RHJとかも、ブログ読者以外はわからない人多いだろうなと思いながら読んでます。ディンウィディは実力が評価されて、他人事ながら嬉しい。NBA2k17で友達と遊んでいて、ロクに知らないネッツでベンチから出して、「そのチョビヒゲがダメなんだ!剃れ!」とか言ってすみませんでした。
デュラントと名前が並んでいるとクルックスとムサはまさに「覚醒」ですね。デュラントか八村来たら即リーグパス買うことにします。
こないだ、ロバーソンが来たら良いと仰っていましたが、MKGでもいけそうなものですか(契約状況は置いといて)?二人ともハッスルするディフェンダーと認識してるのですが、互いに異なるものでしょうか?
RHJも変ですね。小さいのにPFだし、PFなのにPGとマッチアップするし。だからMKGは不要です。
ロバーソンの方がMKGよりもエースキラーですね。
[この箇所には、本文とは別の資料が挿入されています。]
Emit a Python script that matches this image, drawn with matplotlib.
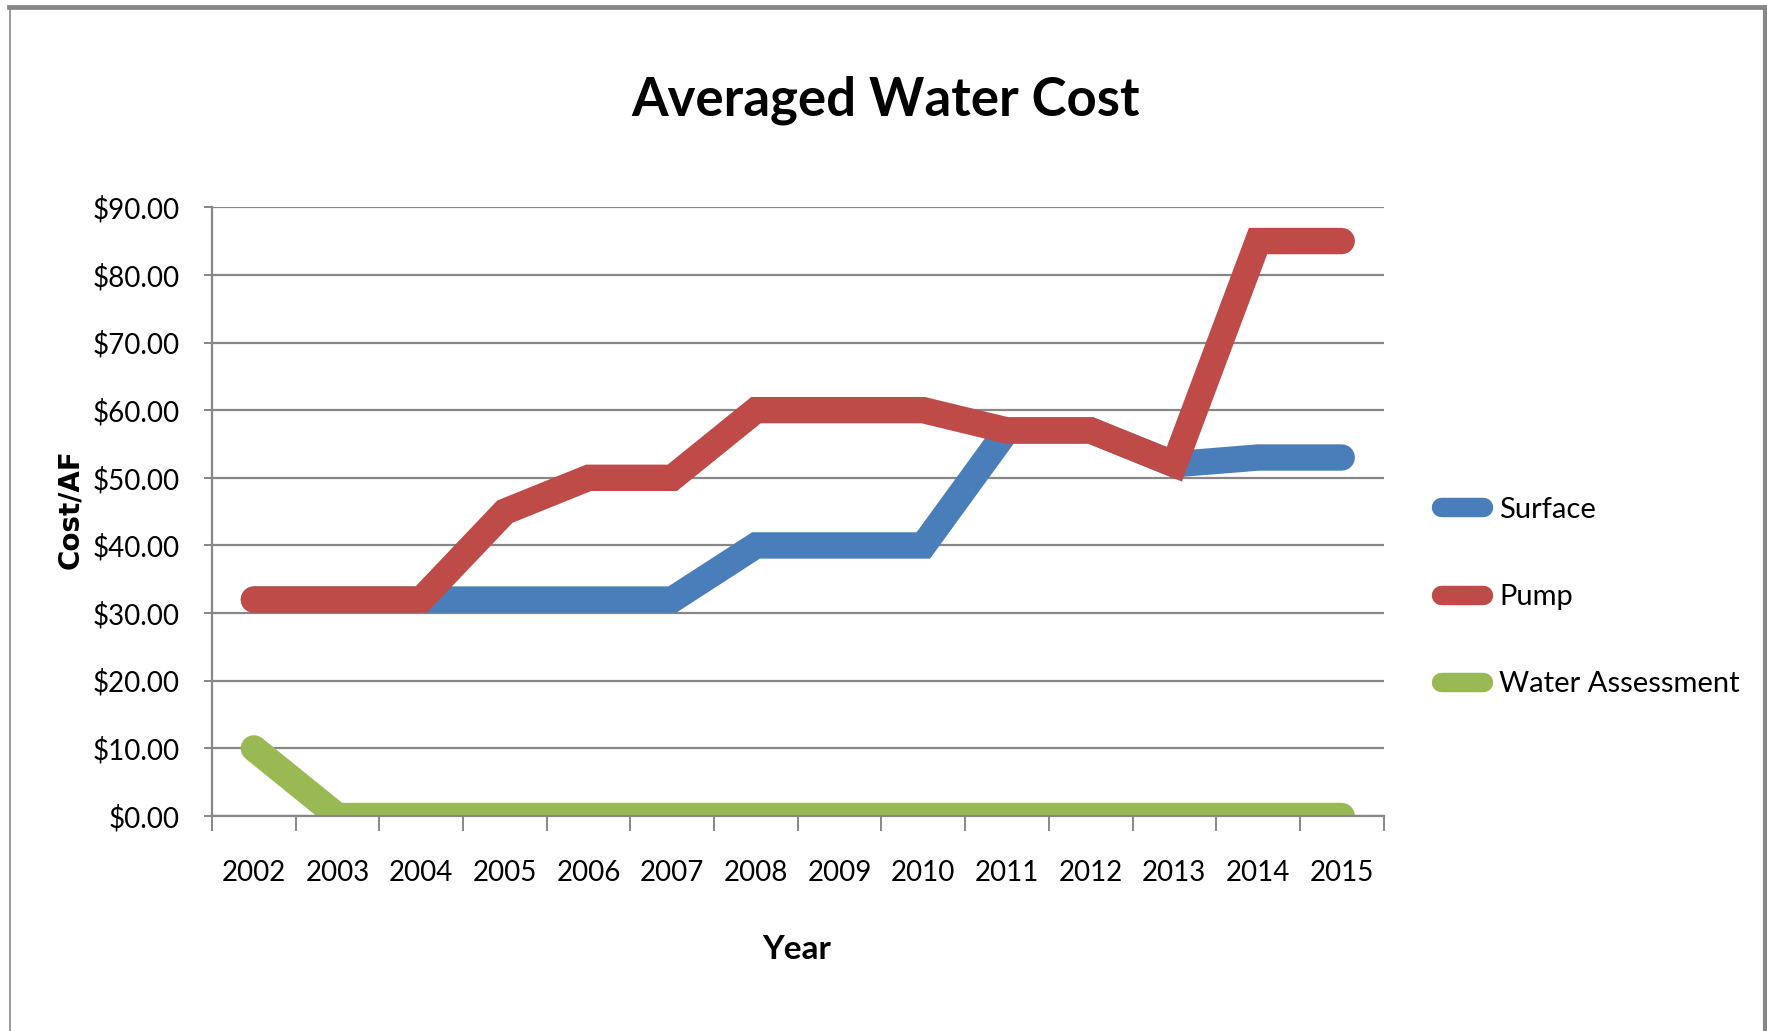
import matplotlib
matplotlib.use("Agg")
import matplotlib.pyplot as plt
from matplotlib.lines import Line2D
from matplotlib.ticker import FixedLocator, FuncFormatter


YEARS = ["2002", "2003", "2004", "2005", "2006", "2007", "2008",
         "2009", "2010", "2011", "2012", "2013", "2014", "2015"]
SURFACE = [32, 32, 32, 32, 32, 32, 40, 40, 40, 57, 57, 52, 53, 53]
PUMP = [32, 32, 32, 45, 50, 50, 60, 60, 60, 57, 57, 52, 85, 85]
WATER_ASSESSMENT = [10, 0, 0, 0, 0, 0, 0, 0, 0, 0, 0, 0, 0, 0]

SERIES = [
    ("Surface", SURFACE, "#4A7EBB"),
    ("Pump", PUMP, "#BE4B48"),
    ("Water Assessment", WATER_ASSESSMENT, "#98B954"),
]

GRID = "#878787"

plt.rcParams["font.family"] = ["Lato", "DejaVu Sans"]

fig = plt.figure(figsize=(17.67, 10.31), dpi=100)
ax = fig.add_axes([0.120, 0.2085, 0.663, 0.5905])

x = list(range(len(YEARS)))
for name, values, color in SERIES:
    ax.plot(x, values, color=color, linewidth=19, label=name,
            solid_capstyle="round", solid_joinstyle="miter")

ax.set_xlim(-0.5, len(YEARS) - 0.5)
ax.set_ylim(0, 90)
ax.set_yticks(range(0, 91, 10))
ax.yaxis.set_major_formatter(FuncFormatter(lambda v, _: f"${v:.2f}"))
ax.grid(axis="y", color=GRID, linewidth=1.6)
ax.set_axisbelow(True)

ax.set_xticks(x)
ax.set_xticklabels(YEARS)
ax.xaxis.set_minor_locator(FixedLocator([i - 0.5 for i in range(len(YEARS) + 1)]))
ax.tick_params(axis="x", which="major", length=0, pad=32, labelsize=20)
ax.tick_params(axis="x", which="minor", length=11, width=1.4, color=GRID)
ax.tick_params(axis="y", length=6, width=1.4, color=GRID, pad=17, labelsize=20)

for side in ("top", "right"):
    ax.spines[side].set_visible(False)
for side in ("left", "bottom"):
    ax.spines[side].set_color(GRID)
    ax.spines[side].set_linewidth(1.6)

fig.text(0.5014, 0.903, "Averaged Water Cost", ha="center", va="center",
         fontsize=38, fontweight="bold")
fig.text(0.451, 0.0786, "Year", ha="center", va="center",
         fontsize=24, fontweight="bold")
fig.text(0.0396, 0.5063, "Cost/AF", ha="center", va="center", rotation=90,
         fontsize=20, fontweight="bold", family="DejaVu Sans")

leg = ax.legend(loc="center left", bbox_to_anchor=(0.8155, 0.421),
                bbox_transform=fig.transFigure, frameon=False, fontsize=21,
                handlelength=1.45, handletextpad=0.55, labelspacing=2.1,
                borderpad=0, borderaxespad=0)
for handle in leg.get_lines():
    handle.set_linewidth(14)

# chart border like the spreadsheet frame
fig.add_artist(Line2D([9 / 1767, 1], [1 - 7 / 1031] * 2, color=GRID,
                      linewidth=3.4, transform=fig.transFigure))
fig.add_artist(Line2D([9.5 / 1767] * 2, [0, 1 - 7 / 1031], color=GRID,
                      linewidth=1.2, transform=fig.transFigure))
fig.add_artist(Line2D([1765 / 1767] * 2, [0, 1 - 7 / 1031], color=GRID,
                      linewidth=3.0, transform=fig.transFigure))

fig.savefig("out.png", dpi=100)
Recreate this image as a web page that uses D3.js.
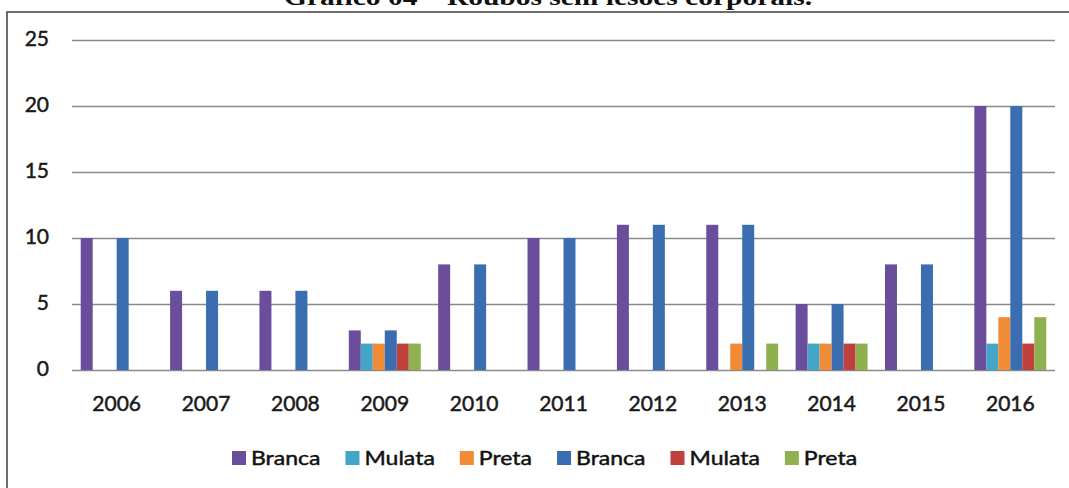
<!DOCTYPE html>
<html>
<head>
<meta charset="utf-8">
<script src="https://cdn.jsdelivr.net/npm/d3@7"></script>
<style>
  html, body { margin: 0; padding: 0; background: #fff; }
  svg { display: block; }
</style>
</head>
<body>
<svg id="chart" width="1069" height="488"></svg>
<script>
// Robberies without bodily injury, by year and group
const years = ["2006", "2007", "2008", "2009", "2010", "2011", "2012", "2013", "2014", "2015", "2016"];
const seriesNames = ["Branca", "Mulata", "Preta", "Branca", "Mulata", "Preta"];
const seriesColors = ["#6b4e9b", "#44a6c6", "#f08c36", "#3a6eb0", "#bf403c", "#8fb04e"];
const branca1 = [10, 6, 6, 3, 8, 10, 11, 11, 5, 8, 20];
const mulata1 = [0, 0, 0, 2, 0, 0, 0, 0, 2, 0, 2];
const preta1  = [0, 0, 0, 2, 0, 0, 0, 2, 2, 0, 4];
const branca2 = [10, 6, 6, 3, 8, 10, 11, 11, 5, 8, 20];
const mulata2 = [0, 0, 0, 2, 0, 0, 0, 0, 2, 0, 2];
const preta2  = [0, 0, 0, 2, 0, 0, 0, 2, 2, 0, 4];
const yTicks = [0, 5, 10, 15, 20, 25];
const titleText = "Gráfico 04 – Roubos sem lesões corporais.";

const seriesValues = [branca1, mulata1, preta1, branca2, mulata2, preta2];

const svg = d3.select("#chart");
const W = 1069, H = 488;
const plot = { left: 72, right: 1055, top: 40, bottom: 370 };
const FONT = "Lato, 'Open Sans', sans-serif";

// outer frame
svg.append("rect")
  .attr("x", 7).attr("y", 12)
  .attr("width", W + 10).attr("height", H + 10)
  .attr("fill", "none").attr("stroke", "#3c3c3c").attr("stroke-width", 1.5);

// title (sits above the frame)
svg.append("text")
  .attr("x", 548).attr("y", 5)
  .attr("text-anchor", "middle")
  .attr("font-family", "'Liberation Serif', 'Times New Roman', serif")
  .attr("font-weight", "bold")
  .attr("font-size", 24)
  .attr("textLength", 528)
  .attr("lengthAdjust", "spacingAndGlyphs")
  .attr("fill", "#111")
  .text(titleText);

const x = d3.scaleBand().domain(years)
  .range([plot.left, plot.right]).paddingInner(0.195).paddingOuter(0.0975);
const xs = d3.scaleBand().domain(d3.range(seriesNames.length))
  .range([0, x.bandwidth()]).padding(0);
const y = d3.scaleLinear().domain([0, 25]).range([plot.bottom, plot.top]);

// horizontal gridlines
const yAxis = d3.axisLeft(y).tickValues(yTicks).tickSize(-(plot.right - plot.left)).tickPadding(23).tickFormat(d3.format("d"));
const gy = svg.append("g").attr("transform", `translate(${plot.left},0)`).call(yAxis);
gy.select(".domain").remove();
gy.selectAll(".tick line").attr("stroke", "#8a8a8a").attr("stroke-width", 1.3);
gy.selectAll(".tick text")
  .attr("font-family", FONT).attr("font-size", 21).attr("fill", "#1a1a1a")
  .attr("stroke", "#1a1a1a").attr("stroke-width", 0.5)
  .attr("dy", "0.26em");

// bars
const groups = svg.append("g").selectAll("g")
  .data(years)
  .join("g")
  .attr("transform", d => `translate(${x(d)},0)`);

groups.selectAll("rect")
  .data((yr, i) => seriesValues.map((vals, s) => ({ s, v: vals[i] })))
  .join("rect")
  .attr("x", d => xs(d.s))
  .attr("width", xs.bandwidth())
  .attr("y", d => y(d.v))
  .attr("height", d => y(0) - y(d.v))
  .attr("fill", d => seriesColors[d.s]);

// category labels
const xAxis = d3.axisBottom(x).tickSize(0).tickPadding(0);
const gx = svg.append("g").attr("transform", `translate(0,${plot.bottom})`).call(xAxis);
gx.select(".domain").remove();
gx.selectAll(".tick text")
  .attr("font-family", FONT).attr("font-size", 21).attr("fill", "#1a1a1a")
  .attr("stroke", "#1a1a1a").attr("stroke-width", 0.5)
  .attr("y", 41).attr("dy", 0);

// legend
const legend = svg.append("g").attr("transform", "translate(232,0)");
let lx = 0;
const sw = 14, legY = 458, stretch = 1.18;
seriesNames.forEach((name, i) => {
  const item = legend.append("g").attr("transform", `translate(${lx},0)`);
  item.append("rect")
    .attr("x", 0).attr("y", legY - sw / 2)
    .attr("width", sw).attr("height", sw)
    .attr("fill", seriesColors[i]);
  const t = item.append("text")
    .attr("transform", `translate(${sw + 5},${legY + 7}) scale(${stretch},1)`)
    .attr("font-family", FONT).attr("font-size", 19.5).attr("fill", "#111")
    .attr("stroke", "#111").attr("stroke-width", 0.45)
    .text(name);
  const w = t.node().getComputedTextLength() * stretch;
  lx += sw + 5 + w + 25;
});
</script>
</body>
</html>
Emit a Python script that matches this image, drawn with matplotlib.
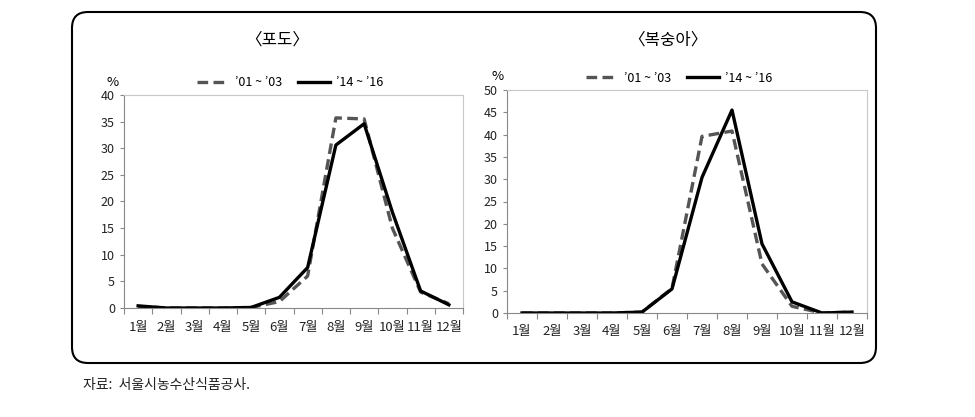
import matplotlib.pyplot as plt
from matplotlib.patches import FancyBboxPatch

plt.rcParams['font.family'] = ['Noto Sans CJK KR', 'DejaVu Sans']

months = ['1월', '2월', '3월', '4월', '5월', '6월', '7월', '8월', '9월', '10월', '11월', '12월']
legend_labels = ['’01 ~ ’03', '’14 ~ ’16']

# 포도 (grape)
grape_0103 = [0.3, 0.0, 0.0, 0.0, 0.1, 1.2, 6.0, 35.7, 35.5, 15.0, 3.0, 0.8]
grape_1416 = [0.4, 0.0, 0.0, 0.0, 0.1, 2.0, 7.6, 30.6, 34.6, 18.0, 3.2, 0.6]

# 복숭아 (peach)
peach_0103 = [0.0, 0.0, 0.0, 0.0, 0.2, 5.5, 39.6, 40.8, 11.0, 1.5, 0.0, 0.2]
peach_1416 = [0.0, 0.0, 0.0, 0.0, 0.2, 5.4, 30.4, 45.5, 15.5, 2.5, 0.0, 0.2]

fig = plt.figure(figsize=(9.75, 4.17), dpi=100)

# background layer in pixel units for the rounded frame and source note
bg = fig.add_axes([0, 0, 1, 1], zorder=-1)
bg.set_xlim(0, 975)
bg.set_ylim(417, 0)
bg.axis('off')
bg.add_patch(FancyBboxPatch((72, 12), 804, 351, boxstyle='round,pad=0,rounding_size=16',
                            fc='white', ec='black', lw=1.5))
bg.text(83, 385, '자료:  서울시농수산식품공사.', fontsize=10, color='#222222', va='center', ha='left')


def draw_panel(rect, title, old, new, ymax, title_xy, pct_xy, leg_y, leg_x):
    ax = fig.add_axes(rect)
    x = list(range(1, 13))
    ax.plot(x, old, color='#555555', lw=2.4, ls=(0, (3.2, 1.6)), label=legend_labels[0])
    ax.plot(x, new, color='black', lw=2.4, label=legend_labels[1])
    ax.set_xlim(0.5, 12.5)
    ax.set_ylim(0, ymax)
    ax.set_yticks(range(0, ymax + 1, 5))
    # ticks between categories, labels at category centres
    ax.set_xticks([i + 0.5 for i in range(0, 13)])
    ax.set_xticklabels([])
    ax.set_xticks(x, minor=True)
    ax.set_xticklabels(months, minor=True)
    ax.tick_params(axis='x', which='major', length=4, color='#888888')
    ax.tick_params(axis='x', which='minor', length=0, pad=9, labelsize=9.5, labelcolor='#222222')
    ax.tick_params(axis='y', length=3, color='#888888', labelsize=9, labelcolor='#222222')
    for s in ['left', 'bottom']:
        ax.spines[s].set_color('#888888')
    for s in ['top', 'right']:
        ax.spines[s].set_color('#c8c8c8')
    for s in ax.spines.values():
        s.set_linewidth(0.8)
    fig.text(title_xy[0] / 975, 1 - title_xy[1] / 417, title, fontsize=12, ha='center', va='center')
    fig.text(pct_xy[0] / 975, 1 - pct_xy[1] / 417, '%', fontsize=9.5, ha='center', va='center')
    ax.legend(loc='center', bbox_to_anchor=(leg_x, leg_y), bbox_transform=fig.transFigure,
              ncol=2, frameon=False, fontsize=9, handlelength=2.6, columnspacing=1.2,
              handletextpad=0.5)
    return ax


draw_panel([124 / 975, 1 - 308 / 417, 339 / 975, 213 / 417], '〈포도〉',
           grape_0103, grape_1416, 40, (277, 40), (113, 82), 1 - 83 / 417, 290 / 975)
draw_panel([507 / 975, 1 - 313 / 417, 360 / 975, 223 / 417], '〈복숭아〉',
           peach_0103, peach_1416, 50, (668, 40), (498, 77), 1 - 78 / 417, 679 / 975)

plt.savefig('out.png', dpi=100)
マッチアップ相手を確実に消してくれる選手がネッツにはいません。MKGはもう少しルーズボールやリバウンドでも交換してくれるタイプ。
得点取れる、アシストもできる、でもエースは別にいたほうがいい。それでいてチームを勝たせる能力ってマイク・コンリーみたいって何となく思いました。
コンリーはやろうと思えばエースの役割もできる能力はあるでしょうが。今はネッツは結果が伴ってませんけど、もしデュラントを本当に取れたら一気にステップアップする可能性はありそうですね。
コンリーはグレッグ・オデン🍢とともに育ってきましたから、ドラフト1位になるスーパーエースとプレーする形でNBAまで到達した稀有な存在ですね。
その時のドラフト2位のデュラントとコンリーのコンビも面白そうです。
デュラント獲得すればすべてのチームが一気にステップアップしますよ。笑
デュラント来てくれればおもしろいですよね!
たぶん三連覇しょうがしまいが出ていくと思われますから期待したいです(実際はネッツは見向きもされないんでしょうけど)
八村が来てくれても良いですね
ネッツは育ててくれそうですし
来年のドラフト指名権はあるんですよね?(笑)
出しすぎて覚えてないです
ネッツの魅力はブルックリンという街なので大都市に住みたくて、マックス契約欲しければ!
優勝したスターの方が来てくれやすそうだなと。ただ中途半端なスターにマックスは払わない気がします。
指名権あるから負けても良いシーズンですが、プレーオフを目指せるチームであることも証明してほしいジレンマ。FAでスターの方がここまで育てたメンバーを活かせますし。
是非ネッツのシューティングコーチたちに八村をストレッチ4に育ててほしいです
セルティックスでホーフォードの後釜も捨てがたい。
whynotさんがツイッターでリブログされていたので。。
ディンウィディに1番合うと当時言っていたデュラントを運営は見事連れてきましたね。堅実な選択をするということでしたが、デュラントもドライブ、ミドルシュートなどの多彩な攻撃パターンからの堅実な得点力をウォリアーズでさらに磨き上げたと思います。
ただ、ここにカイリーがここに入ってきたときに爆発的な得点力の相乗効果が生まれるとは考えにくいのですが、3人同時起用するのはアリですかね?
なしですね。
だったらもうPGいらないじゃん。って感じです。